Pressure dependence of dynamically screened Coulomb interactions in NiO: Effective Hubbard, Hund, intershell, and intersite components

In this work, we report the pressure dependence of the effective Coulomb interaction parameters (Hubbard U) in paramagnetic NiO within the constrained random phase approximation (cRPA). We consider five different low-energy models starting from the most expensive one that treats both Ni-d and O-p states as correlated orbitals (dp-dp model) to the smallest possible two-orbital model comprising the e(g) states only (e(g)-e(g) model). We find that in all the considered models, the bare interactions are not very sensitive to the compression.
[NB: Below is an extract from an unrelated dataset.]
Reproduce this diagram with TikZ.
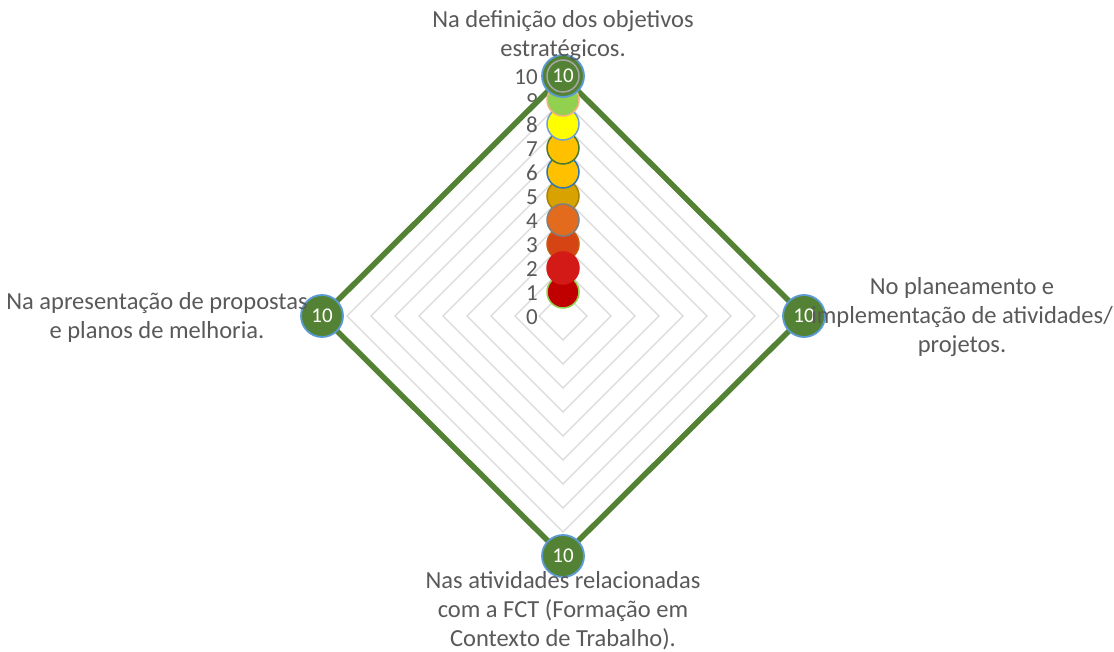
\documentclass[tikz,border=0pt]{standalone}
\usepackage{fontspec}
\setmainfont{Carlito}
\usetikzlibrary{calc}
\definecolor{txt}{HTML}{595959}
\definecolor{grid}{HTML}{D9D9D9}
\definecolor{dgreen}{HTML}{548235}
\definecolor{lblue}{HTML}{5B9BD5}
\begin{document}
\begin{tikzpicture}[x=1pt,y=-1pt,
  cat/.style={text=txt,font=\fontsize{24.5}{29}\selectfont,align=center,inner sep=0pt},
  num/.style={text=txt,font=\fontsize{23}{23}\selectfont,anchor=east,inner sep=0pt},
  bub/.style={circle,minimum size=32pt,inner sep=0pt,line width=1.5pt},
  big/.style={circle,minimum size=42pt,inner sep=0pt,line width=1.8pt,fill=dgreen,draw=lblue,text=white,font=\fontsize{21}{21}\selectfont},
  gridl/.style={draw=grid,line width=1.3pt}]
\useasboundingbox (0,0) rectangle (1114,652);
\coordinate (O) at (563,316);
% grid diamonds
\foreach \k in {1,...,9}{
  \draw[gridl] ($(O)+(0,-24*\k)$) -- ($(O)+(24*\k,0)$) -- ($(O)+(0,24*\k)$) -- ($(O)+(-24*\k,0)$) -- cycle;
}
% axis numbers
\foreach \k in {0,...,10}{
  \node[num] (n\k) at (538,{317-24*\k}) {\k};
}
% main series
\coordinate (T) at (563,76);
\coordinate (R) at (804,316);
\coordinate (B) at (563,556);
\coordinate (L) at (322,316);
\draw[dgreen,line width=5.5pt,line join=miter] (T) -- (R) -- (B) -- (L) -- cycle;
% bubbles
\node[bub,fill={rgb,255:red,192;green,0;blue,0},draw={rgb,255:red,146;green,208;blue,80}] (b1) at (563,292) {};
\node[bub,fill={rgb,255:red,214;green,68;blue,19},draw={rgb,255:red,197;green,90;blue,17}] (b3) at (563,244) {};
\node[bub,fill={rgb,255:red,212;green,26;blue,22},draw={rgb,255:red,212;green,26;blue,22}] (b2) at (563,268) {};
\node[bub,fill={rgb,255:red,216;green,163;blue,0},draw={rgb,255:red,169;green,128;blue,0}] (b5) at (563,196) {};
\node[bub,fill={rgb,255:red,226;green,107;blue,30},draw={rgb,255:red,127;green,127;blue,127}] (b4) at (563,220) {};
\node[bub,fill={rgb,255:red,255;green,192;blue,0},draw={rgb,255:red,46;green,117;blue,182}] (b6) at (563,172) {};
\node[bub,fill={rgb,255:red,255;green,192;blue,0},draw={rgb,255:red,76;green,122;blue,46}] (b7) at (563,148) {};
\node[bub,fill={rgb,255:red,255;green,255;blue,0},draw={rgb,255:red,111;green,159;blue,216}] (b8) at (563,124) {};
\node[bub,fill={rgb,255:red,146;green,208;blue,80},draw={rgb,255:red,244;green,177;blue,131}] (b9) at (563,100) {};
% vertex markers
\node[big] (mT) at (T) {};
\node[bub,fill=dgreen,draw={rgb,255:red,165;green,165;blue,165},text=white,font=\fontsize{21}{21}\selectfont] (b10) at (T) {10};
\node[big] (mR) at (R) {10};
\node[big] (mB) at (B) {10};
\node[big] (mL) at (L) {10};
% category labels
\node[cat] (cT) at (563,36) {Na definição dos objetivos\\estratégicos.};
\node[cat] (cR) at (962,317) {No planeamento e\\implementação de atividades/\\projetos.};
\node[cat] (cB) at (563,611) {Nas atividades relacionadas\\com a FCT (Formação em\\Contexto de Trabalho).};
\node[cat] (cL) at (157,317) {Na apresentação de propostas\\e planos de melhoria.};
\end{tikzpicture}
\end{document}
However, the partially screened interaction parameters show an almost linear increment as a function of compression, resulting from the substantial weakening of screening effects upon compression. This counterintuitive trend is explained from the specific characteristic changes of the basic electronic structure of this system. We further calculate the nearest-neighbor intersite d-d interaction terms, which also show substantial enhancement due to compression. The computed interaction parameters for antiferromagnetic NiO are almost identical to their paramagnetic counterparts. Results for other prototypical 3d transition metal monoxides, FeO, CoO, and CuO, further demonstrate that the monotonic increase of the partially screened interaction parameters under the application of pressure is a generic characteristic of transition metal monoxides. Finally, the effective parameters of 3d states grow as a function of the atomic number of the transition metal ion.